§ **GIVEN TASK**
Which lines hold the string "this"? Copy every one of them.

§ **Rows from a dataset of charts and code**
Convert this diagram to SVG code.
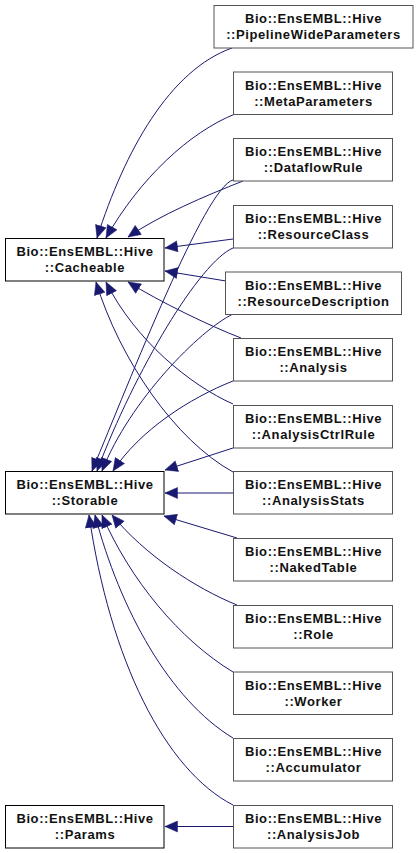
<svg xmlns="http://www.w3.org/2000/svg" width="419" height="853" viewBox="0 0 419 853">
<defs>
<style>
.box{fill:#fff;stroke:#000;stroke-width:1}
.rbox{fill:#fff;stroke:#555;stroke-width:1}
text{font-family:"Liberation Sans",Arial,sans-serif;font-size:13px;font-weight:bold;fill:#111;text-anchor:middle;letter-spacing:0.6px}
.e{fill:none;stroke:#191970;stroke-width:1;marker-end:url(#ah)}
</style>
<marker id="ah" markerUnits="userSpaceOnUse" markerWidth="14" markerHeight="12" viewBox="0 0 14 12" refX="13" refY="6" orient="auto">
<path d="M0.5,0.5 L13,6 L0.5,11.5 z" fill="#191970" stroke="#191970" stroke-width="0.5"/>
</marker>
</defs>
<rect width="419" height="853" fill="#fff"/>
<g id="connectors">
<path class="e" d="M232,48 C170,70 125,150 97,238"/>
<path class="e" d="M235,114 C190,132 140,178 106,238"/>
<path class="e" d="M243,181 C205,196 160,215 128,237"/>
<path class="e" d="M233,239 L165,248"/>
<path class="e" d="M226,281 L165,271"/>
<path class="e" d="M241,338 C210,326 160,302 128,282"/>
<path class="e" d="M233,404 C190,385 135,340 106,282"/>
<path class="e" d="M233,472 C175,440 120,360 96,282"/>
<path class="e" d="M233,180 C205,187 130,380 92,471"/>
<path class="e" d="M233,248 C200,262 135,370 97,471"/>
<path class="e" d="M233,314 C200,330 130,400 102,471"/>
<path class="e" d="M233,381 C190,398 140,430 113,471"/>
<path class="e" d="M233,448 L165,470"/>
<path class="e" d="M233,493 L165,493"/>
<path class="e" d="M237,538 L164,516"/>
<path class="e" d="M237,605 C195,588 145,555 112,515"/>
<path class="e" d="M233,672 C180,640 130,580 102,515"/>
<path class="e" d="M233,738 C170,700 120,610 95,515"/>
<path class="e" d="M233,805 C165,770 110,660 89,515"/>
<path class="e" d="M233,826.5 L165,826.5"/>
</g>
<g id="Cacheable"><rect class="box" x="5.5" y="238.5" width="158.5" height="42.5"/><text x="85" y="256">Bio::EnsEMBL::Hive</text><text x="85" y="272">::Cacheable</text></g>
<g id="Storable"><rect class="box" x="5.5" y="471.5" width="158.5" height="42.5"/><text x="85" y="489">Bio::EnsEMBL::Hive</text><text x="85" y="505">::Storable</text></g>
<g id="Params"><rect class="box" x="5.5" y="805.5" width="158.5" height="42.5"/><text x="85" y="823">Bio::EnsEMBL::Hive</text><text x="85" y="839">::Params</text></g>
<g id="PipelineWideParameters"><rect class="rbox" x="214" y="5.5" width="199" height="42.5"/><text x="313.5" y="23">Bio::EnsEMBL::Hive</text><text x="313.5" y="39">::PipelineWideParameters</text></g>
<g id="MetaParameters"><rect class="rbox" x="233.5" y="72" width="159" height="42.5"/><text x="313.5" y="89.5">Bio::EnsEMBL::Hive</text><text x="313.5" y="105.5">::MetaParameters</text></g>
<g id="DataflowRule"><rect class="rbox" x="233.5" y="138.5" width="159" height="42.5"/><text x="313.5" y="156">Bio::EnsEMBL::Hive</text><text x="313.5" y="172">::DataflowRule</text></g>
<g id="ResourceClass"><rect class="rbox" x="233.5" y="205.5" width="159" height="42.5"/><text x="313.5" y="223">Bio::EnsEMBL::Hive</text><text x="313.5" y="239">::ResourceClass</text></g>
<g id="ResourceDescription"><rect class="rbox" x="225.5" y="272" width="176" height="42.5"/><text x="313.5" y="289.5">Bio::EnsEMBL::Hive</text><text x="313.5" y="305.5">::ResourceDescription</text></g>
<g id="Analysis"><rect class="rbox" x="233.5" y="338.5" width="159" height="42.5"/><text x="313.5" y="356">Bio::EnsEMBL::Hive</text><text x="313.5" y="372">::Analysis</text></g>
<g id="AnalysisCtrlRule"><rect class="rbox" x="233.5" y="405.5" width="159" height="42.5"/><text x="313.5" y="423">Bio::EnsEMBL::Hive</text><text x="313.5" y="439">::AnalysisCtrlRule</text></g>
<g id="AnalysisStats"><rect class="rbox" x="233.5" y="471.5" width="159" height="42.5"/><text x="313.5" y="489">Bio::EnsEMBL::Hive</text><text x="313.5" y="505">::AnalysisStats</text></g>
<g id="NakedTable"><rect class="rbox" x="233.5" y="538.5" width="159" height="42.5"/><text x="313.5" y="556">Bio::EnsEMBL::Hive</text><text x="313.5" y="572">::NakedTable</text></g>
<g id="Role"><rect class="rbox" x="233.5" y="605.5" width="159" height="42.5"/><text x="313.5" y="623">Bio::EnsEMBL::Hive</text><text x="313.5" y="639">::Role</text></g>
<g id="Worker"><rect class="rbox" x="233.5" y="672" width="159" height="42.5"/><text x="313.5" y="689.5">Bio::EnsEMBL::Hive</text><text x="313.5" y="705.5">::Worker</text></g>
<g id="Accumulator"><rect class="rbox" x="233.5" y="738.5" width="159" height="42.5"/><text x="313.5" y="756">Bio::EnsEMBL::Hive</text><text x="313.5" y="772">::Accumulator</text></g>
<g id="AnalysisJob"><rect class="rbox" x="233.5" y="805.5" width="159" height="42.5"/><text x="313.5" y="823">Bio::EnsEMBL::Hive</text><text x="313.5" y="839">::AnalysisJob</text></g>
</svg>
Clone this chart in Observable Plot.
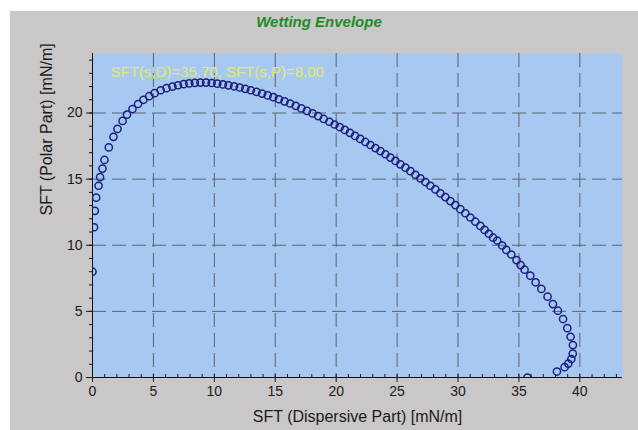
<!DOCTYPE html>
<html>
<head>
<meta charset="utf-8">
<script src="https://cdn.jsdelivr.net/npm/d3@7"></script>
<script src="https://cdn.jsdelivr.net/npm/@observablehq/plot@0.6"></script>
<style>
  html, body { margin: 0; padding: 0; background: #ffffff; }
  #wrap { position: relative; width: 638px; height: 430px; background: #ffffff; overflow: hidden; }
  #panel { position: absolute; left: 10px; top: 11px; width: 628px; height: 419px; background: #c9c7c7; }
  #title { position: absolute; left: 0; width: 638px; top: 13px; text-align: center;
           font: italic bold 15px "Liberation Sans", Arial, sans-serif; line-height: 18px; color: #1e8c28; }
  #chart { position: absolute; left: 0; top: 0; }
</style>
</head>
<body>
<div id="wrap">
  <div id="panel"></div>
  <div id="chart"></div>
  <div id="title">Wetting Envelope</div>
</div>
<script>
const titleText = "Wetting Envelope";
const xLabel = "SFT (Dispersive Part) [mN/m]";
const yLabel = "SFT (Polar Part) [mN/m]";
const note = "SFT(s,D)=35.70, SFT(s,P)=8.00";

const xTicks = [0, 5, 10, 15, 20, 25, 30, 35, 40];
const yTicks = [0, 5, 10, 15, 20];

// dispersive part of envelope points (x)
const sftD = [
  0, 0.13, 0.19, 0.3, 0.5, 0.62, 0.82, 0.98, 1.34, 1.72, 2.05, 2.47, 2.83, 3.28, 3.74, 4.18, 4.65, 5.1, 5.6, 6.08, 6.56,
  7.02, 7.48, 7.94, 8.40, 8.86, 9.32, 9.78, 10.24, 10.70, 11.16, 11.62, 12.08, 12.54, 13.00, 13.46, 13.92, 14.38, 14.84,
  15.30, 15.76, 16.22, 16.68, 17.14, 17.60, 18.06, 18.52, 18.98, 19.44,
  19.87, 20.29, 20.71, 21.13, 21.55, 21.97, 22.39, 22.81, 23.22, 23.63, 24.04, 24.45, 24.86, 25.27, 25.68, 26.09, 26.5,
  26.91, 27.32, 27.73, 28.14, 28.55, 28.96, 29.37, 29.78, 30.19, 30.6, 31.01, 31.42, 31.83, 32.18, 32.53, 32.88,
  33.22, 33.63, 33.96, 34.37, 34.8, 35.14, 35.46, 35.93, 36.37, 36.84, 37.35, 37.79, 38.2, 38.62, 38.97, 39.24, 39.43,
  39.42, 39.3, 39.05, 38.75, 38.12, 35.7
];
// polar part of envelope points (y)
const sftP = [
  8.0, 11.36, 12.6, 13.6, 14.5, 15.15, 15.8, 16.45, 17.4, 18.2, 18.8, 19.4, 19.88, 20.3, 20.68, 21.0, 21.27, 21.5, 21.72, 21.88, 22.0,
  22.1, 22.18, 22.24, 22.28, 22.3, 22.3, 22.27, 22.22, 22.16, 22.09, 22.02, 21.93, 21.83, 21.72, 21.6, 21.47, 21.33, 21.2,
  21.04, 20.88, 20.72, 20.54, 20.35, 20.16, 19.97, 19.77, 19.55, 19.34,
  19.13, 18.93, 18.72, 18.5, 18.27, 18.04, 17.81, 17.58, 17.35, 17.12, 16.88, 16.63, 16.38, 16.12, 15.87, 15.6, 15.33,
  15.06, 14.78, 14.5, 14.22, 13.93, 13.64, 13.34, 13.04, 12.73, 12.42, 12.1, 11.78, 11.46, 11.16, 10.87, 10.57,
  10.36, 9.98, 9.65, 9.3, 8.88, 8.5, 8.15, 7.7, 7.2, 6.7, 6.11, 5.55, 5.05, 4.42, 3.73, 3.08, 2.45,
  1.8, 1.4, 1.05, 0.78, 0.45, 0.0
];

const points = sftD.map((d, i) => ({d, p: sftP[i]}));
const minorX = d3.range(0, 44);
const minorY = d3.range(0, 25);
const gridX = xTicks.filter(v => v > 0);
const gridY = yTicks.filter(v => v > 0);

document.getElementById("title").textContent = titleText;

const font = '"Liberation Sans", Arial, sans-serif';
const chart = Plot.plot({
  width: 638,
  height: 430,
  marginLeft: 92,
  marginRight: 16,
  marginTop: 53,
  marginBottom: 53,
  style: {background: "transparent", fontFamily: font, fontSize: "14px", color: "#1a1a1a"},
  x: {domain: [0, 43.5]},
  y: {domain: [0, 24.5]},
  marks: [
    Plot.frame({fill: "#a7c9f1", stroke: null}),
    Plot.ruleX(gridX, {stroke: "#5a6470", strokeWidth: 1, strokeDasharray: "14,6"}),
    Plot.ruleY(gridY, {stroke: "#5a6470", strokeWidth: 1, strokeDasharray: "14,6"}),
    Plot.axisY(minorY, {tickSize: 3, tickFormat: () => "", label: null, stroke: "#1a1a1a"}),
    Plot.axisY(yTicks, {tickSize: 6, tickPadding: 4, label: null, fontSize: 14, stroke: "#1a1a1a"}),
    Plot.axisX(minorX, {tickSize: 3, dy: -3, tickFormat: () => "", label: null, stroke: "#1a1a1a"}),
    Plot.axisX(xTicks, {tickSize: 5, tickPadding: 4, label: null, fontSize: 14, stroke: "#1a1a1a"}),
    Plot.ruleX([0], {stroke: "#111"}),
    Plot.ruleY([0], {stroke: "#111"}),
    Plot.dot(points, {x: "d", y: "p", r: 3.6, stroke: "#1c1f80", strokeWidth: 1.5, fill: "none", clip: true}),
    Plot.text([note], {frameAnchor: "top-left", dx: 18, dy: 19, lineAnchor: "middle", textAnchor: "start",
                       fontSize: 15, fill: "#e3ec64", fontFamily: font}),
    Plot.text([xLabel], {frameAnchor: "bottom", dy: 39, lineAnchor: "middle", fontSize: 16, fill: "#1a1a1a", fontFamily: font}),
    Plot.text([yLabel], {frameAnchor: "left", dx: -46, rotate: -90, lineAnchor: "middle", fontSize: 16, fill: "#1a1a1a", fontFamily: font})
  ]
});
document.getElementById("chart").appendChild(chart);
</script>
</body>
</html>
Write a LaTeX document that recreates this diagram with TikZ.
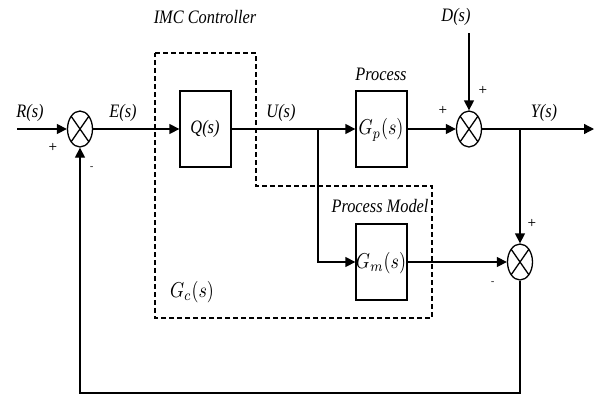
\documentclass[tikz,border=0pt]{standalone}
\usepackage{fontspec}
\usepackage{graphicx}
\setmainfont{Liberation Serif}
\usetikzlibrary{arrows.meta,shapes.geometric}
\newcommand\squash[1]{\scalebox{0.86}[1]{#1}}
\newcommand\largemath[1]{\scalebox{1.8}[2.15]{$#1$}}
\tikzset{
  wire/.style={line width=1.3pt},
  arr/.style={wire,-{Triangle[length=10pt,width=10pt]}},
  blk/.style={draw,line width=1.3pt,minimum width=51pt,minimum height=76pt,inner sep=0pt},
  sumj/.style={draw,ellipse,line width=1.3pt,minimum width=25pt,minimum height=36pt,inner sep=0pt,
    path picture={\draw[line width=1.3pt] (path picture bounding box.north west)--(path picture bounding box.south east)
      (path picture bounding box.north east)--(path picture bounding box.south west);}},
  lbl/.style={font=\fontsize{19}{19}\selectfont\itshape,inner sep=0pt},
  mlbl/.style={inner sep=0pt},
  sgn/.style={font=\sffamily\bfseries\fontsize{10}{10}\selectfont,inner sep=0pt},
  dbox/.style={line width=1.3pt,dash pattern=on 5pt off 3pt}
}
\begin{document}
\begin{tikzpicture}[x=1pt,y=-1pt]
\useasboundingbox (0,0) rectangle (595,399);
% dashed controller region
\draw[dbox] (155,53) -- (256,53) -- (256,186) -- (432,186) -- (432,318) -- (155,318) -- cycle;
% blocks
\node[blk] (Q) at (205.5,129) {};
\node[lbl] at (205,129) {\squash{Q(s)}};
\node[blk] (Gp) at (381.5,129) {};
\node[mlbl] at (381,130) {\largemath{G_p(s)}};
\node[blk] (Gm) at (381.5,262) {};
\node[mlbl] at (381,263) {\largemath{G_m(s)}};
% summing junctions
\node[sumj] (s1) at (80,129) {};
\node[sumj] (s2) at (469,129) {};
\node[sumj] (s3) at (520,262) {};
% coordinates
\coordinate (rin) at (17,129);
\coordinate (din) at (469,33);
\coordinate (yout) at (594,129);
\coordinate (bu) at (318,129);
\coordinate (bud) at (318,262);
\coordinate (by) at (520,129);
\coordinate (fb1) at (520,393);
\coordinate (fb2) at (80,393);
% connectors
\draw[arr] (rin) -- (s1.west);
\draw[arr] (s1.east) -- (Q.west);
\draw[arr] (Q.east) -- (Gp.west);
\draw[arr] (Gp.east) -- (s2.west);
\draw[arr] (din) -- (s2.north);
\draw[arr] (s2.east) -- (yout);
\draw[arr] (bu) -- (bud) -- (Gm.west);
\draw[arr] (Gm.east) -- (s3.west);
\draw[arr] (by) -- (s3.north);
\draw[arr] (s3.south) -- (fb1) -- (fb2) -- (s1.south);
% labels
\node[lbl] (lR) at (30,113) {\squash{R(s)}};
\node[lbl] (lE) at (123,113) {\squash{E(s)}};
\node[lbl] (lU) at (281,113) {\squash{U(s)}};
\node[lbl] (lY) at (544,113) {\squash{Y(s)}};
\node[lbl] (lD) at (456,17) {\squash{D(s)}};
\node[lbl] (lP) at (381,74) {\squash{Process}};
\node[lbl] (lPM) at (380,206) {\squash{Process Model}};
\node[lbl] (lIMC) at (205,17) {\squash{IMC Controller}};
\node[mlbl] (lGc) at (192,292) {\largemath{G_c(s)}};
% signs
\node[sgn] at (53,147) {+};
\node[sgn] at (92,168) {-};
\node[sgn] at (443,110) {+};
\node[sgn] at (483,90) {+};
\node[sgn] at (532,223) {+};
\node[sgn] at (493,283) {-};
\end{tikzpicture}
\end{document}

§ **FINAL ANSWER**
Convert this diagram to SVG code.
Clone this chart in Observable Plot.
Write a LaTeX document that recreates this diagram with TikZ.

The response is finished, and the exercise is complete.